If you are the parent of an adolescent, it is likely that you will experience problems communicating with them at some point before they become adults. This is one of the most common problems parents and teens have to overcome and is often the root cause of other problems.
Teens are going through one of the most significant transitions of their lives; they should be learning to make their own decisions, take responsibility for their actions, and to become independent from their parents. This can be stressful, confusing, and frustrating for them and you as they struggle to handle situations and make decisions without the confidence that comes from experience. When parents take this struggle and frustration as a personal rejection or label it as just a bad attitude, it can close the door to effective communication at a time when teens need that two way interaction more than ever.
One of the most common mistakes parents make is forgetting that effective communication involves both sending a clear message and trying to receive the message as intended. Parents need to be able to listen more than they talk. This can be a challenge when it feels like your teen is being evasive, belligerent, or withdrawn and may feel impossible when it seems like they aren’t listening to you.
Open the door to meaningful communication with your teen by:
- Being willing to let them talk with you about everything and nothing. Make sure you have a strong reliable communication channel for the important stuff by using it even when there isn’t anything of great importance to say.
- Focusing on your teenager, show them you are interested in their life and engaged in your conversation with them by giving them your full attention, listening without judging, and being as respectful to their views and opinions as you expect them to be of yours.
- Using supportive, engaging language that shows you are listening and invites your teen to ask for advice, seek support, and turn to you in times of trouble.

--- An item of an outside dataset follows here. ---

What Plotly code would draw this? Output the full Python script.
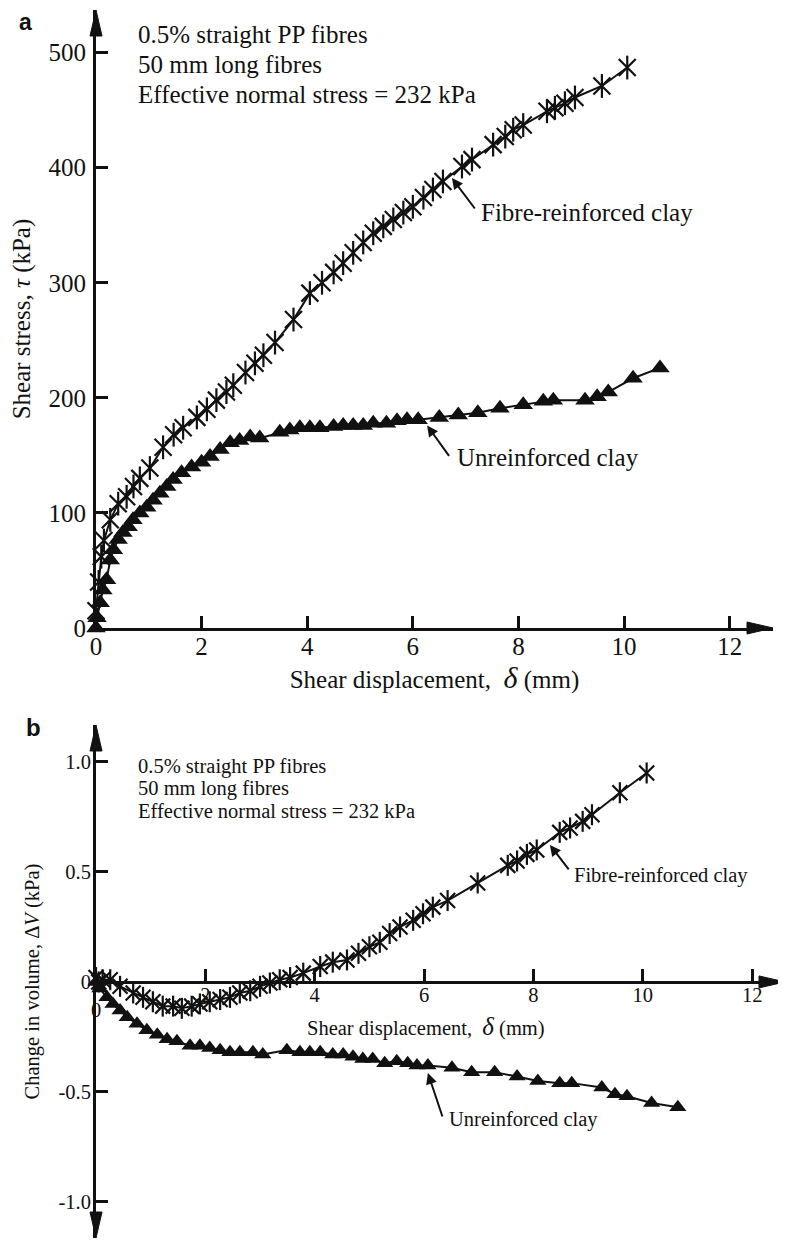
import plotly.graph_objects as go

# ---------------- data ----------------
# Panel a: shear stress (kPa) vs shear displacement (mm)
a_fibre_x = [0.0, 0.05, 0.1, 0.15, 0.27, 0.42, 0.58, 0.71, 0.83, 1.02, 1.27, 1.47, 1.65, 1.91, 2.1,
             2.28, 2.47, 2.6, 2.83, 3.01, 3.17, 3.39, 3.74, 4.05, 4.28, 4.5, 4.68, 4.87, 5.06, 5.25,
             5.44, 5.63, 5.82, 6.0, 6.2, 6.38, 6.57, 6.93, 7.12, 7.52, 7.75, 7.9, 8.09, 8.54, 8.69,
             8.88, 9.07, 9.58, 10.06]
a_fibre_y = [15, 40, 62, 76, 94, 108, 114, 123, 130, 139, 157, 168, 174, 183, 190,
             198, 205, 211, 222, 230, 237, 248, 268, 291, 300, 309, 317, 326, 335, 343,
             349, 355, 361, 366, 374, 381, 388, 401, 407, 420, 427, 433, 437, 449, 452,
             456, 461, 471, 487]

a_clay_x = [0.0, 0.02, 0.08, 0.13, 0.2, 0.27, 0.33, 0.42, 0.51, 0.61, 0.7, 0.83, 0.96, 1.08, 1.21,
            1.34, 1.46, 1.62, 1.81, 2.0, 2.16, 2.35, 2.54, 2.72, 2.92, 3.1, 3.48, 3.67, 3.86, 4.05,
            4.24, 4.5, 4.68, 4.87, 5.06, 5.25, 5.5, 5.7, 5.89, 6.1, 6.5, 6.86, 7.23, 7.65, 8.09,
            8.47, 8.66, 9.26, 9.49, 9.7, 10.17, 10.68]
a_clay_y = [0, 9, 22, 33, 42, 59, 68, 77, 83, 88, 94, 100, 105, 111, 117,
            123, 129, 135, 140, 144, 149, 155, 161, 163, 166, 165, 170, 172, 174, 174,
            174, 175, 176, 176, 176, 178, 178, 180, 181, 181, 183, 185, 187, 191, 194,
            197, 198, 198, 201, 205, 217, 226]

# Panel b: change in volume vs shear displacement (mm)
b_fibre_x = [0.0, 0.05, 0.12, 0.26, 0.44, 0.68, 0.86, 1.04, 1.22, 1.41, 1.57, 1.75, 1.9, 2.08, 2.27,
             2.45, 2.63, 2.82, 3.0, 3.18, 3.36, 3.55, 3.79, 4.1, 4.33, 4.59, 4.8, 5.0, 5.19, 5.37,
             5.56, 5.8, 5.98, 6.16, 6.43, 6.98, 7.53, 7.7, 7.88, 8.06, 8.48, 8.67, 8.9, 9.07, 9.58,
             10.07]
b_fibre_y = [0.02, 0.0, 0.01, 0.01, -0.02, -0.05, -0.07, -0.09, -0.11, -0.11, -0.12, -0.11, -0.10, -0.09, -0.08,
             -0.07, -0.05, -0.04, -0.02, -0.005, 0.01, 0.02, 0.04, 0.07, 0.09, 0.10, 0.13, 0.16, 0.18, 0.22,
             0.25, 0.28, 0.31, 0.34, 0.37, 0.45, 0.53, 0.55, 0.58, 0.60, 0.68, 0.70, 0.73, 0.76, 0.86,
             0.95]

b_clay_x = [0.0, 0.07, 0.2, 0.31, 0.44, 0.57, 0.75, 0.93, 1.12, 1.3, 1.48, 1.72, 1.9, 2.08, 2.27,
            2.45, 2.63, 2.87, 3.05, 3.49, 3.73, 3.91, 4.1, 4.33, 4.52, 4.7, 4.88, 5.06, 5.28, 5.5,
            5.7, 5.87, 6.07, 6.51, 6.87, 7.29, 7.7, 8.08, 8.48, 8.7, 9.25, 9.49, 9.71, 10.16, 10.64]
b_clay_y = [0.0, -0.03, -0.07, -0.10, -0.13, -0.16, -0.19, -0.22, -0.24, -0.26, -0.27, -0.29, -0.29, -0.30, -0.31,
            -0.32, -0.32, -0.32, -0.33, -0.31, -0.32, -0.32, -0.32, -0.33, -0.33, -0.34, -0.35, -0.35, -0.37, -0.36,
            -0.37, -0.38, -0.38, -0.39, -0.41, -0.41, -0.43, -0.45, -0.46, -0.46, -0.48, -0.51, -0.52, -0.55, -0.57]

x_ticks = [0, 2, 4, 6, 8, 10, 12]
a_y_ticks = [0, 100, 200, 300, 400, 500]
b_y_ticks = [-1.0, -0.5, 0, 0.5, 1.0]
b_y_ticktext = ["-1.0", "-0.5", "0", "0.5", "1.0"]
b_x_ticks = [2, 4, 6, 8, 10, 12]

info_lines = ["0.5% straight PP fibres", "50 mm long fibres", "Effective normal stress = 232 kPa"]
x_title_a = "Shear displacement,\u00a0 <span style='font-size:30px'><i>δ</i></span> (mm)"
x_title_b = "Shear displacement,\u00a0 <span style='font-size:25px'><i>δ</i></span> (mm)"

# ---------------- style ----------------
PAGE_W, PAGE_H = 786, 1240
OFF = 8                      # page body margin
W, H = PAGE_W - OFF, PAGE_H - OFF
INK = "#111111"
SERIF = "Liberation Serif"
SANS = "Liberation Sans"


def px(xp):   # screenshot pixel x -> paper
    return (xp - OFF) / W


def py(yp):   # screenshot pixel y -> paper
    return 1 - (yp - OFF) / H


A_XR = [0, 12.82]
A_YR = [0, 537]
B_XR = [0, 12.6]
B_YR = [-1.164, 1.168]

a_xdom = [px(96), px(773)]
a_ydom = [py(628), py(10)]
b_xdom = [px(96), px(785)]
b_ydom = [py(1238), py(725)]
# paper position of y = 0 in panel b (x axis crosses there)
b_x_pos = b_ydom[0] + (0 - B_YR[0]) / (B_YR[1] - B_YR[0]) * (b_ydom[1] - b_ydom[0])

fig = go.Figure()


def add_star(x, y, xa, ya, size):
    fig.add_trace(go.Scatter(x=x, y=y, xaxis=xa, yaxis=ya, mode="lines+markers",
                             line=dict(color=INK, width=2),
                             marker=dict(symbol="x-thin-open", size=size, color=INK,
                                         line=dict(color=INK, width=2.2)),
                             cliponaxis=False, showlegend=False, hoverinfo="skip"))
    fig.add_trace(go.Scatter(x=x, y=y, xaxis=xa, yaxis=ya, mode="markers",
                             marker=dict(symbol="line-ns-open", size=size, color=INK,
                                         line=dict(color=INK, width=2.2)),
                             cliponaxis=False, showlegend=False, hoverinfo="skip"))


def add_tri(x, y, xa, ya, size):
    fig.add_trace(go.Scatter(x=x, y=y, xaxis=xa, yaxis=ya, mode="lines+markers",
                             line=dict(color=INK, width=2),
                             marker=dict(symbol="triangle-up", size=size, color=INK,
                                         line=dict(width=0)),
                             cliponaxis=False, showlegend=False, hoverinfo="skip"))


add_tri(a_clay_x, a_clay_y, "x", "y", 17)
add_star(a_fibre_x, a_fibre_y, "x", "y", 17)
add_tri(b_clay_x, b_clay_y, "x2", "y2", 15)
add_star(b_fibre_x, b_fibre_y, "x2", "y2", 15)

axis_common = dict(showgrid=False, zeroline=False, showline=True, linecolor=INK, linewidth=3,
                   ticks="inside", tickcolor=INK, tickwidth=2.5, ticklen=12, automargin=False)

fig.update_layout(
    template="none",
    width=W, height=H, margin=dict(l=0, r=0, t=0, b=0, autoexpand=False),
    paper_bgcolor="white", plot_bgcolor="white",
    font=dict(family=SERIF, color=INK),
    xaxis=dict(domain=a_xdom, range=A_XR, anchor="y", tickvals=x_ticks,
               tickfont=dict(size=25, family=SERIF, color=INK), ticklabelstandoff=-6,
               title=dict(text=x_title_a, font=dict(size=25, family=SERIF, color=INK), standoff=12),
               **axis_common),
    yaxis=dict(domain=a_ydom, range=A_YR, anchor="x", tickvals=a_y_ticks,
               tickfont=dict(size=25, family=SERIF, color=INK), ticklabelstandoff=2,
               title=dict(text="Shear stress, <i>τ</i> (kPa)",
                          font=dict(size=25, family=SERIF, color=INK), standoff=12),
               **axis_common),
    xaxis2=dict(domain=b_xdom, range=B_XR, anchor="free", position=b_x_pos, tickvals=b_x_ticks,
                tickfont=dict(size=20.5, family=SERIF, color=INK), ticklabelstandoff=-7,
                **axis_common),
    yaxis2=dict(domain=b_ydom, range=B_YR, anchor="x2", tickvals=b_y_ticks, ticktext=b_y_ticktext,
                tickfont=dict(size=20.5, family=SERIF, color=INK), ticklabelstandoff=-2,
                title=dict(text="Change in volume, Δ<i>V</i> (kPa)",
                           font=dict(size=20.5, family=SERIF, color=INK), standoff=14),
                **axis_common),
)

# axis arrowheads: narrow triangles at the axis ends (paper coordinates)
HW, HL = 6, 26  # half-width and length in pixels


def arrowhead(tx, ty, direction):
    dx, dy = HW / W, HW / H
    lx, ly = HL / W, HL / H
    if direction == "up":
        pts = [(tx, ty), (tx - dx, ty - ly), (tx + dx, ty - ly)]
    elif direction == "down":
        pts = [(tx, ty), (tx - dx, ty + ly), (tx + dx, ty + ly)]
    else:
        pts = [(tx, ty), (tx - lx, ty + dy), (tx - lx, ty - dy)]
    path = "M{},{} L{},{} L{},{} Z".format(*[v for p in pts for v in p])
    fig.add_shape(type="path", xref="paper", yref="paper", path=path,
                  fillcolor=INK, line=dict(color=INK, width=1))


arrowhead(a_xdom[0], a_ydom[1], "up")
arrowhead(a_xdom[1], a_ydom[0], "right")
arrowhead(b_xdom[0], b_ydom[1], "up")
arrowhead(b_xdom[0], b_ydom[0], "down")
arrowhead(b_xdom[1], b_x_pos, "right")

ann = []
# panel letters
ann.append(dict(text="<b>a</b>", x=px(25), y=1, xref="paper", yref="paper", borderpad=0,
                showarrow=False, xanchor="center", yanchor="top",
                font=dict(size=23, family=SANS, color=INK)))
ann.append(dict(text="<b>b</b>", x=px(34), y=py(727), xref="paper", yref="paper",
                showarrow=False, xanchor="center", yanchor="middle",
                font=dict(size=24, family=SANS, color=INK)))
# info text
for i, t in enumerate(info_lines):
    ann.append(dict(text=t, x=px(136), y=py(35 + 30 * i), xref="paper", yref="paper",
                    showarrow=False, xanchor="left", yanchor="middle",
                    font=dict(size=25, family=SERIF, color=INK)))
    ann.append(dict(text=t, x=px(136), y=py(766 + 22.5 * i), xref="paper", yref="paper",
                    showarrow=False, xanchor="left", yanchor="middle",
                    font=dict(size=20.5, family=SERIF, color=INK)))

# x-axis title of panel b (sits just under its tick labels)
ann.append(dict(text=x_title_b, x=px(426), y=py(1026), xref="paper", yref="paper",
                showarrow=False, xanchor="center", yanchor="middle",
                font=dict(size=20.5, family=SERIF, color=INK)))


# curve labels with arrows
def label(xref, yref, hx, hy, ax, ay, tx, ty, text, size):
    ann.append(dict(text="", x=hx, y=hy, xref=xref, yref=yref, ax=ax, ay=ay, axref="pixel",
                    ayref="pixel", showarrow=True, arrowhead=2, arrowsize=1.1, arrowwidth=2,
                    arrowcolor=INK))
    ann.append(dict(text=text, x=tx, y=ty, xref=xref, yref=yref, showarrow=False,
                    xanchor="left", yanchor="middle", font=dict(size=size, family=SERIF, color=INK)))


label("x", "y", 6.74, 391, 24, 32, 7.25, 361, "Fibre-reinforced clay", 25)
label("x", "y", 6.27, 176, 23, 32, 6.80, 148, "Unreinforced clay", 25)
label("x2", "y2", 8.30, 0.623, 20, 26, 8.70, 0.486, "Fibre-reinforced clay", 20.5)
label("x2", "y2", 6.07, -0.414, 15, 45, 6.42, -0.627, "Unreinforced clay", 20.5)

# origin label of panel b's x axis (sits below the crossing)
ann.append(dict(text="0", x=0, y=0, xref="x2", yref="y2", showarrow=False, yshift=-28,
                xanchor="center", yanchor="middle", font=dict(size=20.5, family=SERIF, color=INK)))

fig.update_layout(annotations=ann)
fig.write_html("out.html")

- Making sure you stay on the same page by using your own words to restate important points your teen makes to confirm you have a shared understanding.
- Involving your teen in decision making and troubleshooting as a team.
- Maintaining a daily connection by spending time together, even if it is only a few minutes before bed or the length of the car ride to school.
- Using shared interests and activities to provide teens with a pressure-free platform to talk. It isn’t always easy for them to bring up sensitive issues or to talk through things they are struggling with when they are on the spot.
- Respecting your teen’s privacy. This helps foster independence and creates a bond of trust that increases the likelihood that they will come to you when it really matters.
- Talking to your teen with respect as you would talk to another adult to help them learn how to communicate and interact like one.
Make sure that door stays open by avoiding the following:
- Talking down to your teen, demeaning their ideas, or using every conversation as a chance to criticize them. You, of course, can disagree and hold to your own standards and expectations of conduct, but let them know that you value what they say and think.
- Talking over your teen or interrupting them when they are speaking to you.
- Dismissing your teen’s point of view or their concerns.
- Being judgmental, criticizing their friends, belittling their beliefs, or overriding your teen’s opinions.
The bottom line is that you want to be the rock they rely on, the person they know they can always turn to when they are struggling or in trouble. In order to be that person for them, they need to have confidence that you will listen, you won’t fly off the handle, and you will help them find the right solution to their problem. The keys to fostering that type of relationship are being reliable, listening, staying calm, and helping them figure out how to solve the problems that matter to them.